How are the two flags used to correctly calculate the answer when two numbers that are multiplied overflow the register?

E.g. if al holds 0xff and is multiplied by 0x2, causing an overflow into ax, how do the flags help with this?

On x86/x64, the `MUL` instruction produces a result that is twice as wide as the source operands. — Nayuki, Dec 16 '16 at 22:37
If you use [MUL](http://www.felixcloutier.com/x86/MUL.html) or IMUL (the one-operand version), they already produce an output with twice the width of the inputs. If you multiply by two with a shift, then the bit shifted out of the top of AL is shifted into CF. But then you should have just shifted AX instead of AL. So using CF for extended precision multiply by 2 is only useful on operands that don't fit in the widest register. Or you could `shl al, 1` / `setc ah` if AH wasn't zero to start with. But `shl ax, 1` / `and ax, 0x1F` would avoid partial-register stalls. when reading AX later. — Peter Cordes, Dec 16 '16 at 22:39
The flags do help a little in determining whether you got an overflow. Nothing you couldn't check yourself, though. — Jester, Dec 16 '16 at 22:40
There's no overflow, AX has the full result 0x01FE (or 0xFFFE if you use IMUL). The CF and OF flags are set if you use MUL, and not set if you use IMUL. — Ross Ridge, Dec 16 '16 at 22:43
@RossRidge: IMUL [sets CF and OF if the upper-half is not the sign-extension of the low half](http://stackoverflow.com/questions/38253541/c-unsigned-long-long-and-imulq/38254324#38254324) (even the multi-operand versions work that way, so detecting unsigned wraparound when using 2 or 3 operand imul can't be done from just the flags) — Peter Cordes, Dec 16 '16 at 22:47
Helium: are you asking about extended-precision multiplies? Like multiplying two `int64_t` inputs in 32-bit mode, to produce an int64_t result? [As you can see (on godbolt)](https://godbolt.org/g/tIjA98), none of the resulting instructions have flag inputs. You'd only need an add-with-carry to produce the upper 64 bits of the full 128-bit result (still on a 32-bit machine). (see [this answer](http://stackoverflow.com/a/40795629/224132) for that) — Peter Cordes, Dec 16 '16 at 22:52
@PeterCordes There's no overflow when you use the byte sized, one operand, IMUL to multiply 0xFF by 0x02 (-1 * 2 = -2) and it clears CF and OF. — Ross Ridge, Dec 16 '16 at 22:55

score 3 · Answer 1 · edited May 09 '21 at 13:58

3

Multiplication on x86/x64 never overflows when using the one operand form.
This is because mul and its sibling imul produce an output twice as wide as their operands¹.
In your example, multiplying by al produces an output in ax and no overflow is generated.
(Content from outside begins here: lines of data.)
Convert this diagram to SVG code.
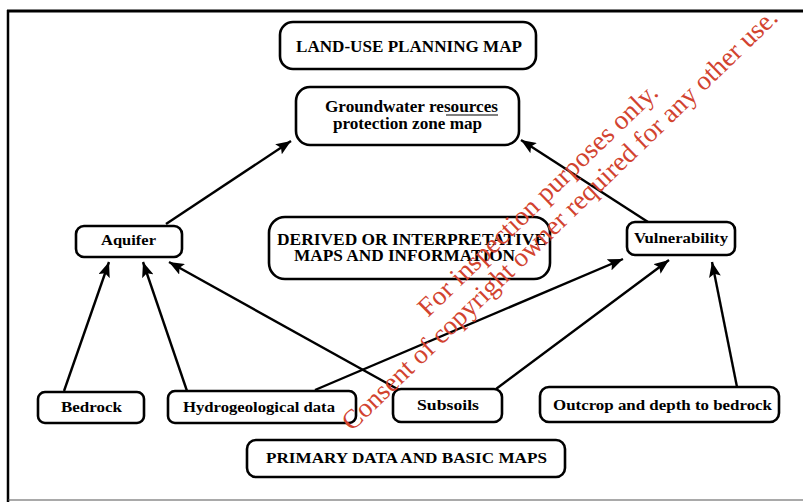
<svg xmlns="http://www.w3.org/2000/svg" width="803" height="502" viewBox="0 0 803 502">
<style>
.box{fill:#fff;stroke:#000;stroke-width:2.6}
.t{font-family:"Liberation Serif","Times New Roman",serif;font-weight:bold;fill:#000;text-anchor:middle}
.c{stroke:#000;stroke-width:2.4;fill:none;marker-end:url(#ah)}
.wm{font-family:"Liberation Serif","Times New Roman",serif;font-size:27px;fill:#d2432f}
</style>
<defs>
<marker id="ah" markerUnits="userSpaceOnUse" markerWidth="16" markerHeight="12" refX="15" refY="6" orient="auto">
<path d="M0,0 L15,6 L0,12 L3,6 z" fill="#000"/>
</marker>
</defs>
<rect width="803" height="502" fill="#fff"/>
<g id="frame" stroke="#000" fill="none">
<line x1="7" y1="11" x2="803" y2="11" stroke-width="3"/>
<line x1="8" y1="10" x2="8" y2="502" stroke-width="2.5"/>
<line x1="8" y1="500" x2="803" y2="500" stroke-width="1.2" stroke="#555"/>
</g>
<g id="connectors">
<line class="c" x1="166" y1="224" x2="291" y2="141"/>
<line class="c" x1="648" y1="222" x2="521" y2="140"/>
<line class="c" x1="64" y1="391" x2="109" y2="262"/>
<line class="c" x1="187" y1="391" x2="143" y2="262"/>
<line class="c" x1="401" y1="391" x2="169" y2="262"/>
<line class="c" x1="315" y1="390" x2="623" y2="259"/>
<line class="c" x1="496" y1="389" x2="669" y2="260"/>
<line class="c" x1="737" y1="387" x2="712" y2="262"/>
</g>
<g id="landuse">
<rect class="box" x="280" y="22" width="256" height="47" rx="13"/>
<text class="t" x="409" y="52" font-size="17" textLength="226" lengthAdjust="spacingAndGlyphs">LAND-USE PLANNING MAP</text>
</g>
<g id="groundwater">
<rect class="box" x="296" y="87" width="223" height="58" rx="14"/>
<text class="t" x="411.5" y="112" font-size="16" textLength="173" lengthAdjust="spacingAndGlyphs">Groundwater resources</text>
<line x1="446" y1="115" x2="498" y2="115" stroke="#000" stroke-width="1.2"/>
<text class="t" x="407.5" y="129" font-size="16" textLength="149" lengthAdjust="spacingAndGlyphs">protection zone map</text>
</g>
<g id="derived">
<rect class="box" x="269" y="217" width="281" height="62" rx="16"/>
<text class="t" x="411.5" y="245" font-size="16" textLength="269" lengthAdjust="spacingAndGlyphs">DERIVED OR INTERPRETATIVE</text>
<text class="t" x="404.5" y="261" font-size="16" textLength="221" lengthAdjust="spacingAndGlyphs">MAPS AND INFORMATION</text>
</g>
<g id="aquifer">
<rect class="box" x="76" y="226" width="106" height="31" rx="8"/>
<text class="t" x="128.5" y="245" font-size="15" textLength="55" lengthAdjust="spacingAndGlyphs">Aquifer</text>
</g>
<g id="vulnerability">
<rect class="box" x="627" y="222" width="108" height="33" rx="8"/>
<text class="t" x="681" y="243" font-size="15" textLength="94" lengthAdjust="spacingAndGlyphs">Vulnerability</text>
</g>
<g id="bedrock">
<rect class="box" x="38" y="392" width="106" height="31" rx="7"/>
<text class="t" x="91.5" y="412" font-size="15" textLength="61" lengthAdjust="spacingAndGlyphs">Bedrock</text>
</g>
<g id="hydro">
<rect class="box" x="168" y="391" width="188" height="32" rx="7"/>
<text class="t" x="259" y="412" font-size="15" textLength="152" lengthAdjust="spacingAndGlyphs">Hydrogeological data</text>
</g>
<g id="subsoils">
<rect class="box" x="393" y="389" width="109" height="33" rx="8"/>
<text class="t" x="448" y="410" font-size="15" textLength="62" lengthAdjust="spacingAndGlyphs">Subsoils</text>
</g>
<g id="outcrop">
<rect class="box" x="540" y="387" width="239" height="35" rx="9"/>
<text class="t" x="662.5" y="410" font-size="15" textLength="219" lengthAdjust="spacingAndGlyphs">Outcrop and depth to bedrock</text>
</g>
<g id="primary">
<rect class="box" x="247" y="440" width="318" height="37" rx="9"/>
<text class="t" x="406.5" y="463" font-size="15" textLength="281" lengthAdjust="spacingAndGlyphs">PRIMARY DATA AND BASIC MAPS</text>
</g>
<g id="watermark">
<text class="wm" transform="translate(428,318) rotate(-44)" textLength="322" lengthAdjust="spacingAndGlyphs">For inspection purposes only.</text>
<text class="wm" transform="translate(352,432) rotate(-44)" textLength="594" lengthAdjust="spacingAndGlyphs">Consent of copyright owner required for any other use.</text>
</g>
</svg>
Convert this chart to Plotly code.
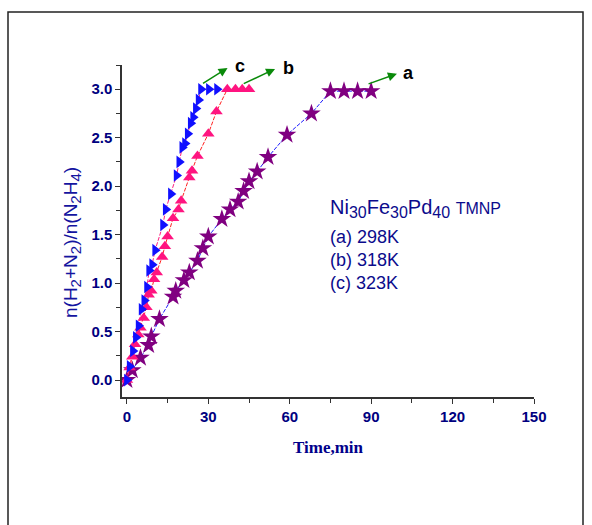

The CF and OF are set when the result cannot fit in the operands size.
This can be used to perform multiplication with saturation, for example:

;Unsigned

mul ebx
sbb edx, edx      ;EDX = CF replicated along all the 32 bits
or eax, edx       ;EAX = 0ff..ffh if overflow, EAX*EBX otherwise

;Signed (perhaps not the most efficient way)

imul ebx
cmovc eax, 7fffffffh  ;Signed positive max if overflow.   (CMOV-immediate doesn't really exist, but imagine register sources)
cmovnc edx, 0         ; don't modify EAX for the non-overflow case.
sar   edx, 31         ; EDX = all-ones if overflow && negative
xor   eax, edx        ; if negative && overflow
                      ;    flip 7fffffff (INT_MIN) to 80000000 (INT_MIN)
                      ; else xor with 0 is a no-op

(Current Rust compilers also implement a.saturating_mul(b) for i32 and i64 using FLAGS from imul, but with different setup: https://rust.godbolt.org/z/ab3jMjzbv)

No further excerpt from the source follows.